Similar to tokenised assets in general, BUIDL grew about 3.4 times in the past year, to $2.23 billion in assets under management as of early March from $668 million a year ago, according to RWA.xyz. 

A growing number of banks and institutional investors now see the technology as a viable way to update what, in many cases, is decades-old infrastructure that comprises the financial system, said Artem Korenyuk, a managing director in digital assets for Citigroup. 

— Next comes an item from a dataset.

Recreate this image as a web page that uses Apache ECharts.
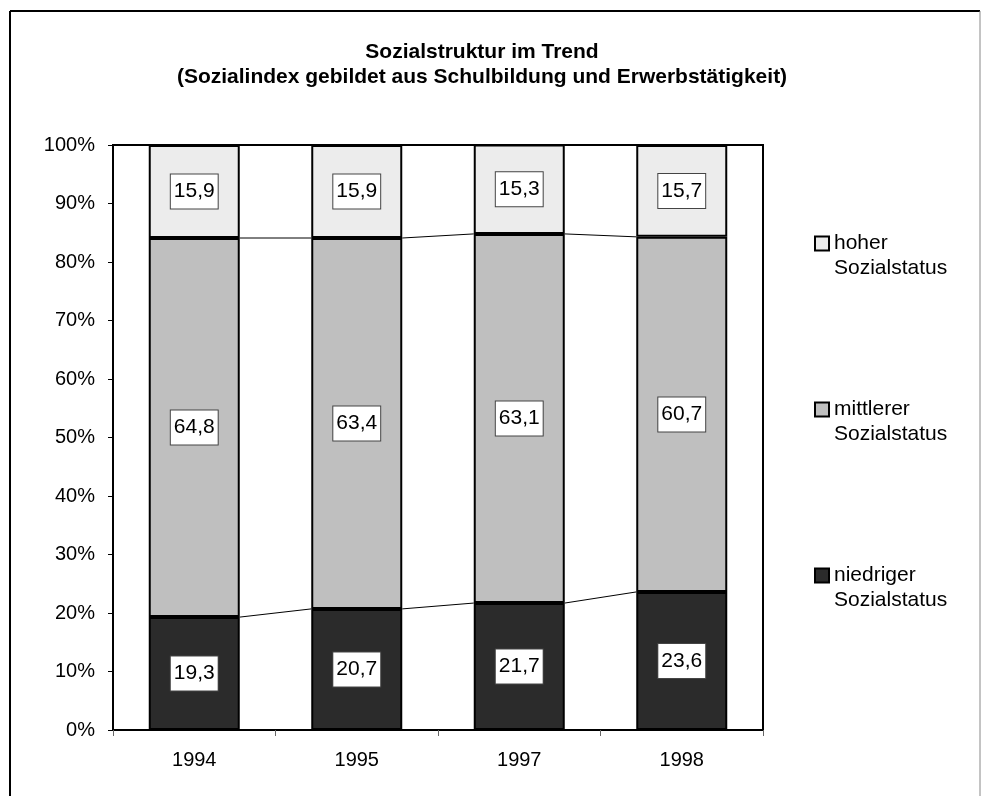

“The broader thesis is the notion of blockchain and tokenisation serving as a general purpose technology to rewrite and re-platform the general infrastructure” of financial markets, Korenyuk said. “You get the potential to allow blockchain tokenisation to do to financial markets what the iPhone did to the phone, to the Internet browser, to the pocket calculator.” 

Regulatory complexity presents a major hurdle to broader tokenised asset adoption. Assets on a blockchain are globally available and do not adhere to jurisdictional boundaries. In just one example, the SEC will face challenges as it tries to regulate tokenised US equities that trade 24/7 with worldwide accessibility. Compounding that, how do regulators in Europe, Asia and the US align their approach? 

“While jurisdictions such as the US, Singapore, the UAE and Hong Kong have made meaningful advances, regulatory approaches are still uneven,” Investa, a Singapore-based tokenisation platform, said in a recent report. “Global consistency has yet to emerge. For institutions operating across borders, this fragmentation introduces cost and uncertainty.” 

Panellists at the FIA conference cited interoperability between different blockchain networks, integration with legacy systems and scalability as major challenges to tokenisation.  

“One of the hardest things DTCC is doing today is [figuring out] how you integrate into legacy [systems] and also come with an operating model that gives your members a user experience that’s not going to break the bank,” said Yuval Rooz, co-founder and chief executive officer of Digital Asset.  

Sarah Hammer. head of trading for digital assets and artificial intelligence compliance at Charles Schwab Corp., offered ways to reduce risk with tokenised assets, saying, “What’s exciting me about tokenisation is the opportunity to look at the risk in the system as a whole – reducing counterparty risk, as an example, reducing time to settlement and making more efficient use of the collateral we have.” 

As the Nasdaq study demonstrates, many agree with her thoughts. It found that “the average firm manages approximately $74 billion in total collateral across all activities, often through siloed and legacy-constrained collateral management systems that dampen mobility and utilisation. Settlement matching and delivery issues further plague 70% of respondents daily, creating an ‘operational tax’ that more than doubles the cost of holding and moving collateral through traditional collateral management processes.” 

In December, the US Securities and Exchange Commission allowed DTCC to proceed with its tokenisation project for some of the securities it holds, a partnership with Digital Asset and the Canton blockchain. As of early March, Canton processed about $350 to $400 billion in US daily repo transactions. The overall US repo market has about $12.6 trillion in daily transactions, giving Canton an approximate 3% share. 

“Traditionally, repo was an overnight market, so you lock your collateral overnight and that’s it,” Rooz said. Digital Asset is working with Broadridge Financial Solutions on the tokenised repo trades, which now average 20 minutes on the Distributed Ledger Repo platform, Rooz said. That means hedge funds and proprietary traders can now recycle the same amount of collateral for more business, creating efficiency in the markets. 

“With the same balance sheet, I can now do 50 percent more business,” he said. 

The time of proof-of-concepts for tokenised assets is over, according to Nadine Chakar, managing director and global head of DTCC Digital Assets. 

“The argument over the technology is over. We know the technology works,” she said. "US markets will start the tokenisation process by the middle of this year,” Chakar said. 

Rooz agreed. “Next year we will be talking about volumes of tokenised products, rather than talking about what we are going to tokenise,” he said.